It's the question of any number of event owners and rights-holders who work with road and trail races: What are the best U.S. cities to run in?
While every runner probably has an opinion on this, finding objective data points and creating a ranking based on a variety of factors is what consumer health care marketplace group Vitals does annually. The latest Vitals Index rankings for best running cities, released just last week, were based on quality ratings and access to sports medicine physicians and orthopedic surgeons. The index also considered the number of full and half marathons hosted by cities, the number of participants for the largest race and the number of runs per person.
So what’s the verdict? Orlando came out in the top spot, with 1:2,590 sports specialists per capita, 41.4 runs per person, seven full and half marathons, and 65,523 participants in the city’s largest race. Rounding out the rest of the top 10 were San Diego, Las Vegas, Miami, San Francisco, Seattle, Washington, Birmingham, Charlotte and Atlanta.

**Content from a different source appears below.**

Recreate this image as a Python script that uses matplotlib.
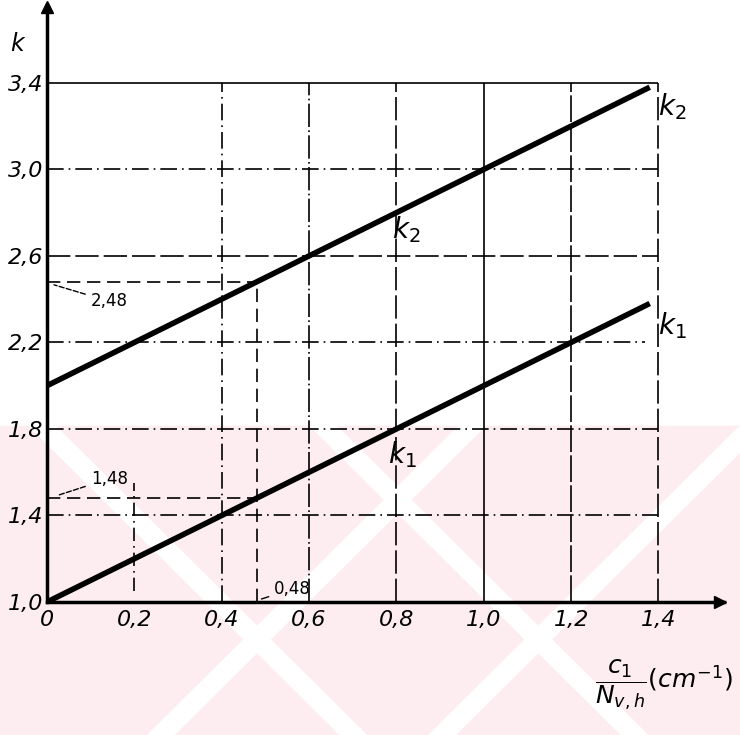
import numpy as np
import matplotlib.pyplot as plt
from matplotlib.patches import Polygon, Rectangle

# data
x_end = [0.0, 1.38]
k1 = [1.0, 2.38]
k2 = [2.0, 3.38]
xticks = [0, 0.2, 0.4, 0.6, 0.8, 1.0, 1.2, 1.4]
xlabels = ["0", "0,2", "0,4", "0,6", "0,8", "1,0", "1,2", "1,4"]
yticks = [1.0, 1.4, 1.8, 2.2, 2.6, 3.0, 3.4]
ylabels = ["1,0", "1,4", "1,8", "2,2", "2,6", "3,0", "3,4"]
x_read = 0.48
k1_read = 1.48
k2_read = 2.48

fig = plt.figure(figsize=(7.4, 7.35), dpi=100)

# faint pink watermark behind the lower half
fig.patches.append(Rectangle((0, 0), 1, 0.42, transform=fig.transFigure,
                             color="#fdedf0", zorder=-10))
w = 0.035
for x0 in [0.04, 0.42]:
    fig.patches.append(Polygon([[x0, 0.42], [x0 + w, 0.42], [x0 + w + 0.42, 0.0], [x0 + 0.42, 0.0]],
                               closed=True, transform=fig.transFigure, color="white", zorder=-9))
for x0 in [0.62, 1.0]:
    fig.patches.append(Polygon([[x0, 0.42], [x0 + w, 0.42], [x0 + w - 0.42, 0.0], [x0 - 0.42, 0.0]],
                               closed=True, transform=fig.transFigure, color="white", zorder=-9))

ax = fig.add_axes([47/740, 1 - 602/735, 677/740, 597/735])
ax.patch.set_alpha(0)
ax.set_xlim(0, 1.55)
ax.set_ylim(1.0, 3.76)

for s in ["top", "right"]:
    ax.spines[s].set_visible(False)
ax.spines["left"].set_linewidth(2.5)
ax.spines["bottom"].set_linewidth(2.5)
ax.plot(1.54, 1.0, marker=">", color="black", markersize=8, clip_on=False)
ax.plot(0.0, 3.75, marker="^", color="black", markersize=8, clip_on=False)

# grid of the nomogram
gs = dict(color="black", linewidth=1.2)
dd = (0, (10, 3, 1, 3))
ax.hlines(3.4, 0, 1.4, linestyles="-", **gs)
ax.hlines(3.0, 0, 1.4, linestyles=dd, **gs)
ax.hlines(2.6, 0, 1.4, linestyles=(0, (14, 3)), **gs)
ax.hlines(2.2, 0, 1.37, linestyles=dd, **gs)
ax.hlines(1.8, 0, 1.4, linestyles=dd, **gs)
ax.hlines(1.4, 0, 1.4, linestyles=dd, **gs)
ax.vlines(0.2, 1.05, 1.55, linestyles=(0, (8, 3, 1, 3)), **gs)
ax.vlines(0.4, 1.0, 3.4, linestyles=dd, **gs)
ax.vlines(0.6, 1.0, 3.4, linestyles=(0, (14, 2, 1, 2)), **gs)
ax.vlines(0.8, 1.0, 3.4, linestyles=(0, (14, 3)), **gs)
ax.vlines(1.0, 1.0, 3.4, linestyles="-", **gs)
ax.vlines(1.2, 1.0, 3.4, linestyles=(0, (16, 2)), **gs)
ax.vlines(1.4, 1.0, 3.4, linestyles=(0, (14, 3)), **gs)

# reading example at 0.48
ds = dict(color="black", linewidth=1.2, linestyles=(0, (8, 4)))
ax.hlines(k2_read, 0, x_read, **ds)
ax.hlines(k1_read, 0, x_read, **ds)
ax.vlines(x_read, 1.0, k2_read, **ds)

# curves
ax.plot(x_end, k1, color="black", linewidth=4, solid_capstyle="butt")
ax.plot(x_end, k2, color="black", linewidth=4, solid_capstyle="butt")

tf = dict(fontsize=16, style="italic", color="black")
ax.set_xticks(xticks)
ax.set_xticklabels(xlabels, **tf)
ax.set_yticks(yticks)
ax.set_yticklabels(ylabels, **tf)
ax.tick_params(axis="x", length=0, pad=6)
ax.tick_params(axis="y", length=0, pad=3)

ax.text(-0.068, 3.58, "k", ha="center", va="center", fontsize=17, style="italic")
ax.text(1.40, 3.29, "$k_2$", fontsize=20, ha="left", va="center")
ax.text(0.79, 2.72, "$k_2$", fontsize=20, ha="left", va="center")
ax.text(1.40, 2.28, "$k_1$", fontsize=20, ha="left", va="center")
ax.text(0.78, 1.68, "$k_1$", fontsize=20, ha="left", va="center")

# value labels with leader lines
ax.annotate("2,48", xy=(0.01, 2.47), xytext=(0.1, 2.39), fontsize=12, va="center",
            arrowprops=dict(arrowstyle="-", color="black", linewidth=1, linestyle="--"))
ax.annotate("1,48", xy=(0.02, 1.49), xytext=(0.1, 1.57), fontsize=12, va="center",
            arrowprops=dict(arrowstyle="-", color="black", linewidth=1, linestyle="--"))
ax.annotate("0,48", xy=(0.485, 1.01), xytext=(0.52, 1.06), fontsize=12, va="center",
            arrowprops=dict(arrowstyle="-", color="black", linewidth=1))

fig.text(664/740, 1 - 685/735, r"$\dfrac{c_1}{N_{v,h}}(cm^{-1})$", fontsize=18,
         ha="center", va="center")

fig.savefig("out.png", dpi=100)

Running’s popularity would appear to be increasing. According to Vitals, more than 18.75 million people completed a running event in 2014, according to data from Running USA. This number is more than double the 8.5 million people who finished a race in 2000. In fact, running was the fitness frontrunner in nearly every state in the U.S., based on MapMyFitness data compiled by The Wall Street Journal. Race organizers have branched out to attract participants beyond the pool of serious runners, and less strenuous “fun runs” have become the norm in many American cities and towns, particularly when linked to charity fund raising events. Fitness apps and wearable devices that help runners plan their runs and share the info on social media may also be a factor today.

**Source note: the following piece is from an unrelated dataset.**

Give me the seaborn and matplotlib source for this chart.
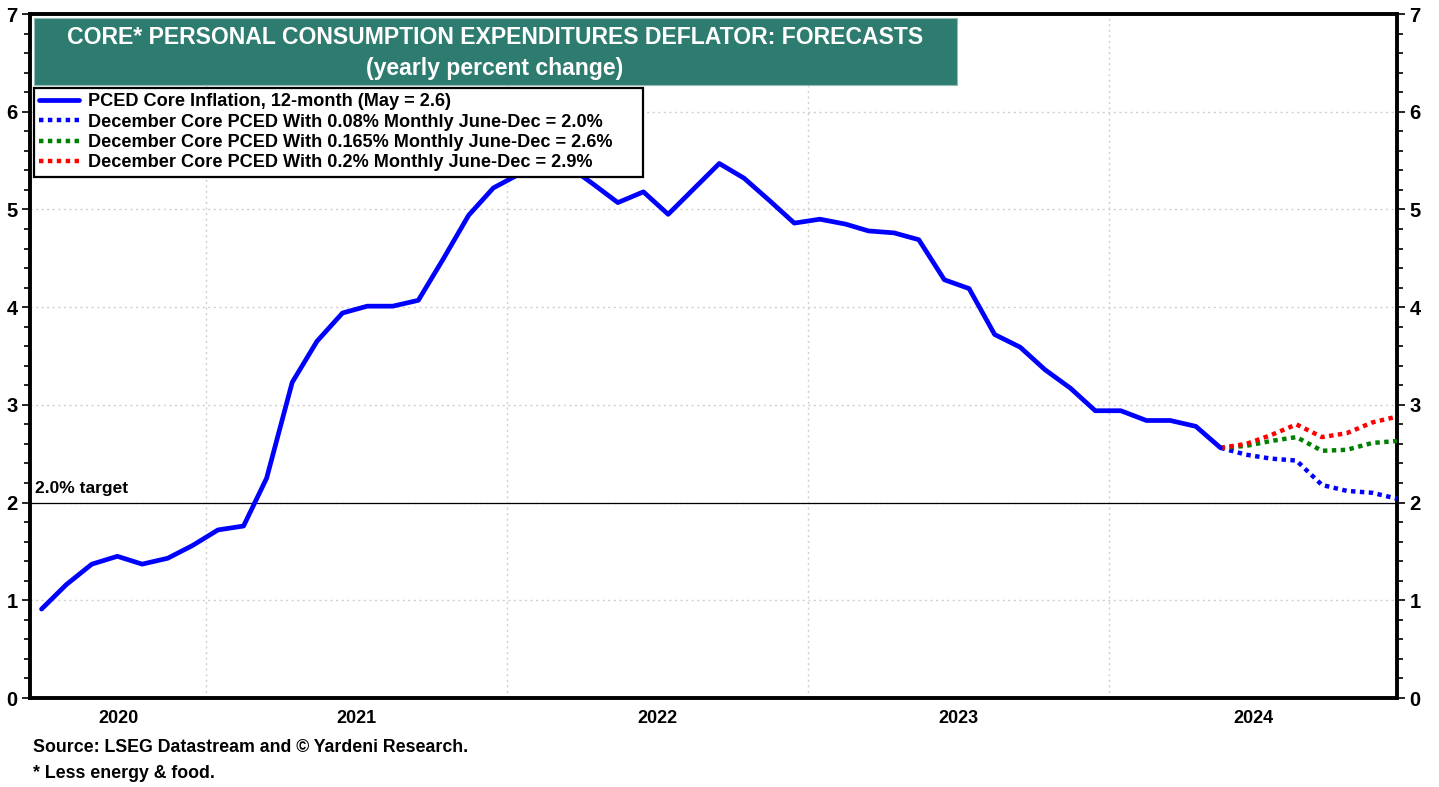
import numpy as np
import pandas as pd
import matplotlib
matplotlib.use("Agg")
import matplotlib.pyplot as plt
from matplotlib.patches import Rectangle
import seaborn as sns

# ---------------- data ----------------
hist_start = "2020-06-01"
hist_end = "2024-05-01"
pced_core = [0.91, 1.16, 1.37, 1.45, 1.37, 1.43, 1.56,
             1.72, 1.76, 2.25, 3.23, 3.65, 3.94, 4.01, 4.01, 4.07, 4.49, 4.94, 5.22,
             5.36, 5.55, 5.45, 5.26, 5.07, 5.18, 4.95, 5.21, 5.47, 5.32, 5.09, 4.86,
             4.90, 4.85, 4.78, 4.76, 4.69, 4.28, 4.19, 3.72, 3.59, 3.36, 3.17, 2.94,
             2.94, 2.84, 2.84, 2.78, 2.56]
fc_start = "2024-05-01"
fc_end = "2024-12-01"
fc_008 = [2.56, 2.49, 2.45, 2.43, 2.18, 2.12, 2.10, 2.04]
fc_0165 = [2.56, 2.58, 2.63, 2.67, 2.53, 2.54, 2.61, 2.63]
fc_02 = [2.56, 2.60, 2.69, 2.80, 2.67, 2.71, 2.82, 2.88]

labels = ["PCED Core Inflation, 12-month (May = 2.6)",
          "December Core PCED With 0.08% Monthly June-Dec = 2.0%",
          "December Core PCED With 0.165% Monthly June-Dec = 2.6%",
          "December Core PCED With 0.2% Monthly June-Dec = 2.9%"]
year_labels = ["2020", "2021", "2022", "2023", "2024"]
title1 = "CORE* PERSONAL CONSUMPTION EXPENDITURES DEFLATOR: FORECASTS"
title2 = "(yearly percent change)"
target_label = "2.0% target"
source1 = "Source: LSEG Datastream and © Yardeni Research."
source2 = "* Less energy & food."

# ---------------- frames ----------------
hist_dates = pd.date_range(hist_start, hist_end, freq="MS") + pd.Timedelta(days=14)
fc_dates = pd.date_range(fc_start, fc_end, freq="MS") + pd.Timedelta(days=14)
df_hist = pd.DataFrame({"date": hist_dates, "value": pced_core})
df_a = pd.DataFrame({"date": fc_dates, "value": fc_008})
df_b = pd.DataFrame({"date": fc_dates, "value": fc_0165})
df_c = pd.DataFrame({"date": fc_dates, "value": fc_02})

sns.set_style("white")
plt.rcParams["font.family"] = ["Liberation Sans", "DejaVu Sans"]
plt.rcParams["font.weight"] = "bold"
plt.rcParams["text.color"] = "black"
plt.rcParams["xtick.color"] = "black"
plt.rcParams["ytick.color"] = "black"
plt.rcParams["xtick.labelcolor"] = "black"
plt.rcParams["ytick.labelcolor"] = "black"

W, H = 1439, 787
fig = plt.figure(figsize=(W / 100, H / 100), dpi=100)
L, R, T, B = 30, 1397, 14, 698
ax = fig.add_axes([L / W, 1 - B / H, (R - L) / W, (B - T) / H])

sns.lineplot(data=df_a, x="date", y="value", ax=ax, color="#0000FF", lw=3.2,
             linestyle=(0, (1, 1)), label=labels[1], zorder=3)
sns.lineplot(data=df_b, x="date", y="value", ax=ax, color="#008000", lw=3.2,
             linestyle=(0, (1, 1)), label=labels[2], zorder=3)
sns.lineplot(data=df_c, x="date", y="value", ax=ax, color="#FF0000", lw=3.2,
             linestyle=(0, (1, 1)), label=labels[3], zorder=3)
sns.lineplot(data=df_hist, x="date", y="value", ax=ax, color="#0000FF", lw=3.4,
             label=labels[0], zorder=4)

xmin = pd.Timestamp("2020-06-01")
xmax = pd.Timestamp("2024-12-15")
ax.set_xlim(xmin, xmax)
ax.set_ylim(0, 7)

# target line
ax.axhline(2.0, color="black", lw=0.9, zorder=2)
ax.text(xmin + pd.Timedelta(days=6), 2.07, target_label, fontsize=12.5, fontweight="bold",
        color="black", ha="left", va="bottom", zorder=5)

# grid
for v in range(1, 7):
    ax.axhline(v, color="#cfcfcf", lw=1.0, linestyle=(0, (1.5, 2.5)), zorder=1)
years = [pd.Timestamp(f"{y}-01-01") for y in range(2021, 2025)]
for d in years:
    ax.axvline(d, color="#cfcfcf", lw=1.0, linestyle=(0, (1.5, 2.5)), zorder=1)

# ticks
ax.set_yticks(range(0, 8))
ax.set_yticks(np.arange(0, 7.01, 0.2), minor=True)
ax.tick_params(axis="y", which="both", left=True, right=True, labelleft=True,
               labelright=True, direction="out", width=1.2, colors="black")
ax.tick_params(axis="y", which="major", length=6, labelsize=14.5, pad=3)
ax.tick_params(axis="y", which="minor", length=4)
for lab in ax.get_yticklabels():
    lab.set_fontweight("bold")

ax.set_xticks(years)
ax.set_xticks(pd.date_range("2020-07-01", "2024-12-01", freq="QS"), minor=True)
ax.tick_params(axis="x", which="major", length=8, width=1.2, direction="out",
               labelbottom=False, colors="black")
ax.tick_params(axis="x", which="minor", length=4, width=1.2, direction="out", colors="black")
ax.set_xlabel("")
ax.set_ylabel("")

# year labels centred in visible part of each year
bounds = [xmin] + years + [xmax]
for i, yl in enumerate(year_labels):
    a, b = bounds[i], bounds[i + 1]
    c = a + (b - a) / 2
    ax.text(c, -0.018, yl, transform=ax.get_xaxis_transform(), ha="center", va="top",
            fontsize=13, fontweight="bold", color="black")

for s in ax.spines.values():
    s.set_linewidth(2.8)
    s.set_color("black")

# title box
ax.add_patch(Rectangle((34 / W, 1 - 85 / H), (957 - 34) / W, 67 / H, transform=fig.transFigure,
                       facecolor="#2E7B70", edgecolor="#8fbfb6", lw=0.8, zorder=6, clip_on=False))
fig.text(495 / W, 1 - 37 / H, title1, ha="center", va="center", color="white",
         fontsize=16.6, fontweight="bold", zorder=7)
fig.text(495 / W, 1 - 68 / H, title2, ha="center", va="center", color="white",
         fontsize=16.6, fontweight="bold", zorder=7)

# legend
h, l = ax.get_legend_handles_labels()
order = [l.index(x) for x in labels]
leg = ax.legend([h[i] for i in order], [l[i] for i in order], loc="upper left",
                bbox_to_anchor=(34 / W, 1 - 178 / H, (643 - 34) / W, 90 / H),
                bbox_transform=fig.transFigure, mode="expand",
                frameon=True, fancybox=False, framealpha=1, edgecolor="black",
                prop={"weight": "bold", "size": 13.1}, handlelength=2.2,
                handletextpad=0.45, labelspacing=0.18, borderpad=0.3, borderaxespad=0,
                labelcolor="black")
leg.get_frame().set_linewidth(1.6)
leg.set_zorder(8)

fig.text(33 / W, 1 - 748 / H, source1, ha="left", va="center", fontsize=12.8,
         fontweight="bold", color="black")
fig.text(33 / W, 1 - 773 / H, source2, ha="left", va="center", fontsize=12.8,
         fontweight="bold", color="black")

fig.savefig("out.png", dpi=100)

Orlando’s position at the top of the running cities index may be related to its status as the host city for the world’s most famous mouse.
“Orlando not only has an impressive number of sports medicine specialists who practice there, but it also hosts the Walt Disney Marathon which drew 65,523 runners last year – the largest race in the nation,” wrote Vitals. “San Diego hosts much smaller races, but holds 11 full or half marathons per year, plus several other shorter-distance events.”
Interestingly, many cities known for their prestigious marathons such as like Boston, Chicago and New York, failed to qualify for the top ten spots on the index. These cities host fewer long-distance runs and tended to have fewer sports specialists per capita. Harsh winters – something few of the cities in the top 10 experience – may also be a factor.
The proximity to sports specialists plays a bigger role in the top running cities than people might think. The American Academy of Physical Medicine and Rehabilitation has estimated that 70 percent of runners will suffer a running related injury. According to Vitals, this means that living in a city with access to sports medicine professionals is crucial to becoming and remaining a healthy runner.